Exercise directions ▸ Your task is to retype, word for word, the lines from the start of the data through the line holding "from bokeh.resources import INLINE". Do not include the pictures.

## start Material to process

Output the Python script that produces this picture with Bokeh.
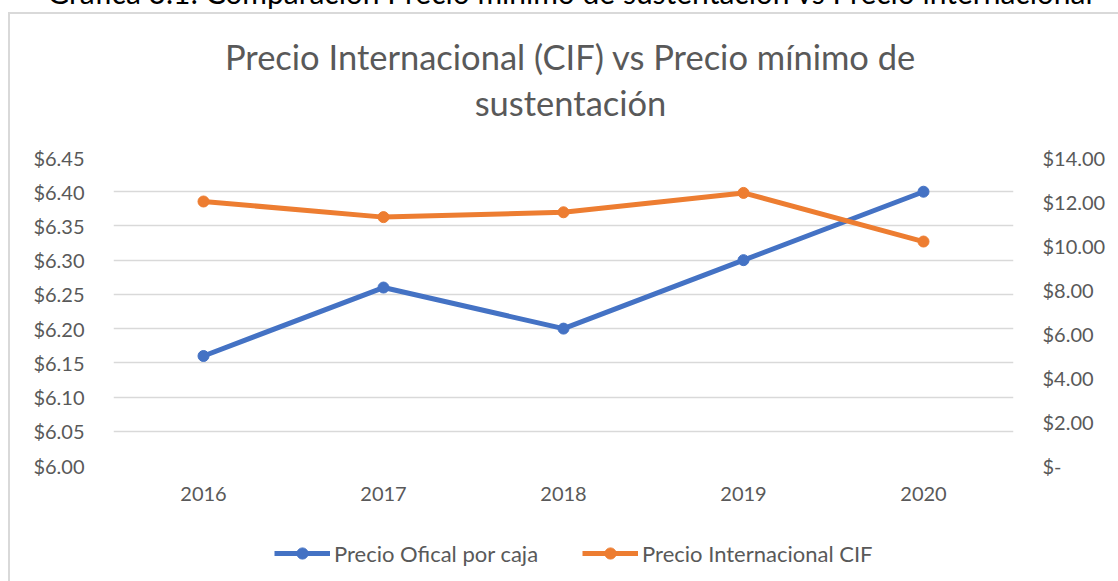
from bokeh.plotting import figure
from bokeh.models import (LinearAxis, Range1d, FactorRange, Legend, LegendItem,
                          FixedTicker, CustomJSTickFormatter, Label, Div)
from bokeh.layouts import column
from bokeh.embed import file_html
from bokeh.resources import INLINE

# ---- data ----
years = ["2016", "2017", "2018", "2019", "2020"]
precio_oficial = [6.16, 6.26, 6.20, 6.30, 6.40]
precio_cif = [12.00, 11.29, 11.51, 12.39, 10.18]
left_ticks = [6.00, 6.05, 6.10, 6.15, 6.20, 6.25, 6.30, 6.35, 6.40, 6.45]
right_ticks = [0, 2, 4, 6, 8, 10, 12, 14]
caption = "Gráfica 3.1: Comparación Precio mínimo de sustentación vs Precio internacional"
title_lines = ["Precio Internacional (CIF) vs Precio mínimo de", "sustentación"]
series_names = ["Precio Ofical por caja", "Precio Internacional CIF"]

BLUE = "#4472C4"
ORANGE = "#ED7D31"
GRID = "#D9D9D9"
TXT = "#595959"
FONT = "Lato"
W = 1118
FRAME_LEFT = 113  # frames of the stacked plots are aligned on this

left_line = "linear-gradient(#D9D9D9,#D9D9D9) 8px 0px / 2px 100% no-repeat"
top_line = "linear-gradient(#D9D9D9,#D9D9D9) 8px 0px / 100% 2px no-repeat"

# ---- caption strip (only its lower part shows, as in the reference) ----
cap = Div(text=('<div style="position:relative; top:-23px; width:1118px; text-align:center; '
                'font-family:Lato; font-size:30px; line-height:30px; color:#000; '
                'white-space:nowrap; margin-left:11px;">' + caption + '</div>'),
          width=W, height=12, margin=(0, 0, 0, 0), styles={"overflow": "hidden"})

# ---- chart title strip ----
tf = figure(width=W, height=130, output_backend="svg", toolbar_location=None,
            x_axis_location=None, y_axis_location=None, title_location=None,
            x_range=Range1d(0, 1), y_range=Range1d(0, 1), min_border=0)
tf.outline_line_color = None
tf.grid.visible = False
tf.border_fill_alpha = 0
tf.background_fill_alpha = 0
tf.styles = {"background": left_line + ", " + top_line + ", white"}
tf.add_layout(Label(x=570 - FRAME_LEFT, y=86, x_units="screen", y_units="screen",
                    text=title_lines[0], text_font=FONT, text_font_size="34.5px",
                    text_color=TXT, text_align="center", text_baseline="middle"))
tf.add_layout(Label(x=570 - FRAME_LEFT, y=40, x_units="screen", y_units="screen",
                    text=title_lines[1], text_font=FONT, text_font_size="34.5px",
                    text_color=TXT, text_align="center", text_baseline="middle"))

# ---- main chart ----
p = figure(width=W, height=378, output_backend="svg", toolbar_location=None,
           title_location=None,
           x_range=FactorRange(*years), y_range=Range1d(6.00, 6.45),
           min_border_left=FRAME_LEFT, min_border_right=105, min_border_top=15, min_border_bottom=55)
p.extra_y_ranges = {"right": Range1d(0, 14)}
p.outline_line_color = None
p.background_fill_color = "white"
p.border_fill_alpha = 0
p.styles = {"background": left_line + ", white"}

p.yaxis.ticker = FixedTicker(ticks=left_ticks)
p.yaxis.formatter = CustomJSTickFormatter(code="return '$' + tick.toFixed(2);")
right_axis = LinearAxis(y_range_name="right", ticker=FixedTicker(ticks=right_ticks),
                        formatter=CustomJSTickFormatter(code="return tick == 0 ? '$-' : '$' + tick.toFixed(2);"))
p.add_layout(right_axis, "right")

for ax in [p.xaxis[0], p.yaxis[0], right_axis]:
    ax.axis_line_color = None
    ax.major_tick_line_color = None
    ax.minor_tick_line_color = None
    ax.major_tick_out = 0
    ax.major_label_text_font = FONT
    ax.major_label_text_font_size = "20px"
    ax.major_label_text_color = TXT
p.yaxis[0].major_label_standoff = 29
right_axis.major_label_standoff = 29
p.xaxis[0].major_label_standoff = 21

p.xgrid.grid_line_color = None
p.ygrid.grid_line_color = GRID
p.ygrid.grid_line_width = 1.5
p.ygrid.ticker = FixedTicker(ticks=left_ticks)

l1 = p.line(years, precio_oficial, line_color=BLUE, line_width=5)
s1 = p.scatter(years, precio_oficial, size=11, fill_color=BLUE, line_color=BLUE)
l2 = p.line(years, precio_cif, line_color=ORANGE, line_width=5, y_range_name="right")
s2 = p.scatter(years, precio_cif, size=11, fill_color=ORANGE, line_color=ORANGE, y_range_name="right")

# ---- legend strip ----
lg = figure(width=W, height=61, output_backend="svg", toolbar_location=None,
            x_axis_location=None, y_axis_location=None, title_location=None,
            x_range=FactorRange(*years), y_range=Range1d(100, 101), min_border=0)
lg.outline_line_color = None
lg.grid.visible = False
lg.border_fill_alpha = 0
lg.background_fill_alpha = 0
lg.styles = {"background": left_line + ", white"}
# same series, drawn outside this strip's range: only their legend glyphs show
g1 = lg.line(years, precio_oficial, line_color=BLUE, line_width=5)
h1 = lg.scatter(years, precio_oficial, size=12, fill_color=BLUE, line_color=BLUE)
g2 = lg.line(years, precio_cif, line_color=ORANGE, line_width=5)
h2 = lg.scatter(years, precio_cif, size=12, fill_color=ORANGE, line_color=ORANGE)

legend = Legend(items=[LegendItem(label=series_names[0], renderers=[g1, h1]),
                       LegendItem(label=series_names[1], renderers=[g2, h2])],
                orientation="horizontal", location=(274 - FRAME_LEFT, 14),
                padding=0, margin=0, spacing=44, glyph_width=56, glyph_height=28,
                label_standoff=4, border_line_color=None, background_fill_alpha=0,
                label_text_font=FONT, label_text_font_size="22px", label_text_color=TXT)
lg.add_layout(legend, "center")

layout = column(cap, tf, p, lg, spacing=0)
open("out.html", "w").write(file_html(layout, INLINE))
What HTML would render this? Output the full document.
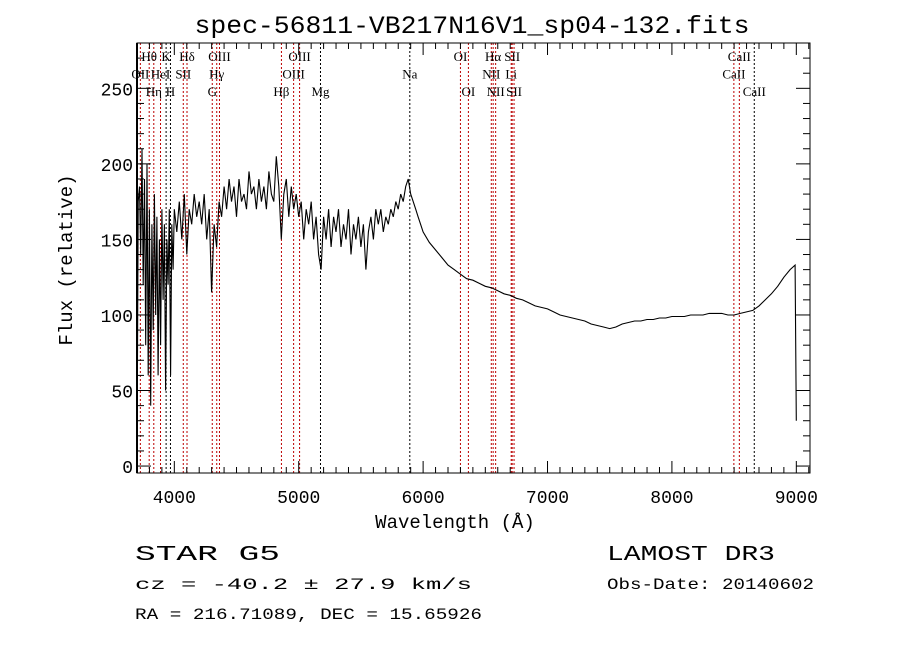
<!DOCTYPE html>
<html><head><meta charset="utf-8"><style>
body{margin:0;background:#fff;}
svg{display:block;font-family:"Liberation Mono",monospace;}
</style></head><body>
<svg id="chart" width="900" height="649" viewBox="0 0 900 649" xmlns="http://www.w3.org/2000/svg">
<rect width="900" height="649" fill="#fff"/>
<text x="472" y="33" text-anchor="middle" font-size="25" textLength="555" lengthAdjust="spacingAndGlyphs">spec-56811-VB217N16V1_sp04-132.fits</text>
<g id="lines"></g>
<g id="labels" font-family="Liberation Serif,serif" font-size="13"></g>
<polyline id="spec" fill="none" stroke="#000" stroke-width="1.1"/>
<g id="axes"></g>
<text x="455" y="528" text-anchor="middle" font-size="19">Wavelength (Å)</text>
<text transform="translate(72,260) rotate(-90)" text-anchor="middle" font-size="19">Flux (relative)</text>
<text x="135" y="560" font-size="21" textLength="145" lengthAdjust="spacingAndGlyphs">STAR   G5</text>
<text x="607" y="560" font-size="21" textLength="168" lengthAdjust="spacingAndGlyphs">LAMOST DR3</text>
<text x="135" y="589" font-size="16" textLength="337" lengthAdjust="spacingAndGlyphs">cz = -40.2 ± 27.9 km/s</text>
<text x="607" y="589" font-size="16" textLength="207" lengthAdjust="spacingAndGlyphs">Obs-Date: 20140602</text>
<text x="135" y="619" font-size="16" textLength="347" lengthAdjust="spacingAndGlyphs">RA = 216.71089, DEC =  15.65926</text>
</svg>
<script>
const wavelengths=[3700,3710,3720,3730,3740,3750,3760,3770,3780,3790,3800,3810,3820,3830,3840,3850,3860,3870,3880,3890,3900,3910,3920,3930,3940,3950,3960,3970,3980,3990,4000,
4020,4040,4060,4080,4100,4120,4140,4160,4180,4200,4220,4240,4260,4280,4300,4320,4340,4360,4380,4400,4420,4440,4460,4480,4500,4520,4540,4560,4580,4600,4620,4640,4660,4680,4700,4720,4740,4760,4780,4800,4820,4840,4860,4880,4900,4920,4940,4960,4980,5000,5020,5040,5060,5080,5100,5120,5140,5160,5180,5200,5220,5240,5260,5280,5300,5320,5340,5360,5380,5400,5420,5440,5460,5480,5500,5520,5540,5560,5580,5600,5620,5640,5660,5680,5700,5720,5740,5760,5780,5800,5820,5840,5860,5880,5900,5920,5940,5960,5980,6000,
6050,6100,6150,6200,6250,6300,6350,6400,6450,6500,6550,6600,6650,6700,6750,6800,6850,6900,6950,7000,7050,7100,7150,7200,7250,7300,7350,7400,7450,7500,7550,7600,7650,7700,7750,7800,7850,7900,7950,8000,8050,8100,8150,8200,8250,8300,8350,8400,8450,8500,8550,8600,8650,8700,8750,8800,8850,8900,8950,8990,9000];
const fluxes=[0,175,185,140,210,120,190,80,200,60,170,40,160,90,180,100,165,60,150,80,170,110,160,50,150,120,170,60,160,130,170,
155,175,150,180,140,170,160,180,165,175,160,180,150,170,115,160,145,175,165,185,170,190,175,185,165,190,175,180,170,195,180,185,170,190,175,185,170,195,180,175,205,185,150,180,190,165,185,170,180,165,175,150,170,160,175,150,165,140,130,165,150,170,145,165,155,170,145,160,150,170,140,160,150,165,145,160,130,155,165,150,170,160,170,155,165,160,170,165,175,170,180,175,185,190,180,175,170,165,160,155,
148,143,138,133,130,127,124,123,121,119,118,116,114,113,111,110,108,106,105,104,102,100,99,98,97,96,94,93,92,91,92,94,95,96,96,97,97,98,98,99,99,99,100,100,100,101,101,101,100,100,101,102,103,106,110,114,119,125,130,133,30];
const lineWaves=[3727,3798,3835,3889,3934,3969,4072,4102,4305,4341,4363,4861,4959,5007,5175,5893,6300,6364,6548,6563,6583,6708,6716,6731,8498,8542,8662];
const lineColors=["#b00","#b00","#b00","#b00","#000","#000","#b00","#b00","#b00","#b00","#b00","#b00","#b00","#b00","#000","#000","#b00","#b00","#b00","#b00","#b00","#b00","#b00","#b00","#b00","#b00","#000"];
const labelText=["OII","Hθ","Hη","HeI","K","H","SII","Hδ","G","Hγ","OIII","Hβ","OIII","OIII","Mg","Na","OI","OI","NII","Hα","NII","Li","SII","SII","CaII","CaII","CaII"];
const labelRow=[1,0,2,1,0,2,1,0,2,1,0,2,1,0,2,1,0,2,1,0,2,1,0,2,1,0,2];
const xTicks=[4000,5000,6000,7000,8000,9000];
const yTicks=[0,50,100,150,200,250];
const X0=137,X1=810,Y0=43,Y1=473,XMIN=3700,XMAX=9110,YMIN=-4.6,YMAX=280;
const sx=w=>X0+(w-XMIN)/(XMAX-XMIN)*(X1-X0);
const sy=f=>Y1-(f-YMIN)/(YMAX-YMIN)*(Y1-Y0);
const NS="http://www.w3.org/2000/svg";
function mk(t,a,p){const e=document.createElementNS(NS,t);for(const k in a)e.setAttribute(k,a[k]);p.appendChild(e);return e;}
document.getElementById('spec').setAttribute('points',wavelengths.map((w,i)=>sx(w).toFixed(1)+','+sy(fluxes[i]).toFixed(1)).join(' '));
const gl=document.getElementById('lines'),glab=document.getElementById('labels');
lineWaves.forEach((w,i)=>{
 const l=mk('line',{x1:sx(w),x2:sx(w),y1:Y0,y2:Y1,stroke:lineColors[i],'stroke-width':1,'stroke-dasharray':'2,2'},gl);
 
 
 const t=mk('text',{x:sx(w),y:61+labelRow[i]*17.5,'text-anchor':'middle'},glab);
 t.textContent=labelText[i];
 
 
});
const ga=document.getElementById('axes');
mk('rect',{x:X0,y:Y0,width:X1-X0,height:Y1-Y0,fill:'none',stroke:'#000','stroke-width':1},ga);
mk('line',{x1:X0,x2:X0,y1:Y0,y2:Y1,stroke:'#000','stroke-width':2},ga);
for(let w=3800;w<=9100;w+=100){const maj=w%1000===0,len=maj?12:6;
 mk('line',{x1:sx(w),x2:sx(w),y1:Y1,y2:Y1-len,stroke:'#000'},ga);
 mk('line',{x1:sx(w),x2:sx(w),y1:Y0,y2:Y0+len,stroke:'#000'},ga);}
for(let f=0;f<=280;f+=10){const maj=f%50===0,len=maj?14:7;
 mk('line',{x1:X0,x2:X0+len,y1:sy(f),y2:sy(f),stroke:'#000'},ga);
 mk('line',{x1:X1,x2:X1-len,y1:sy(f),y2:sy(f),stroke:'#000'},ga);}
xTicks.forEach(v=>{const t=mk('text',{x:sx(v),y:503,'text-anchor':'middle','font-size':18},ga);t.textContent=v;
 
 });
yTicks.forEach(v=>{const t=mk('text',{x:133,y:sy(v)+7,'text-anchor':'end','font-size':18},ga);t.textContent=v;
 
 });
</script>
</body></html>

## end Material to process

Worked solution ▸
Output the Python script that produces this picture with Bokeh.
from bokeh.plotting import figure
from bokeh.models import (LinearAxis, Range1d, FactorRange, Legend, LegendItem,
                          FixedTicker, CustomJSTickFormatter, Label, Div)
from bokeh.layouts import column
from bokeh.embed import file_html
from bokeh.resources import INLINE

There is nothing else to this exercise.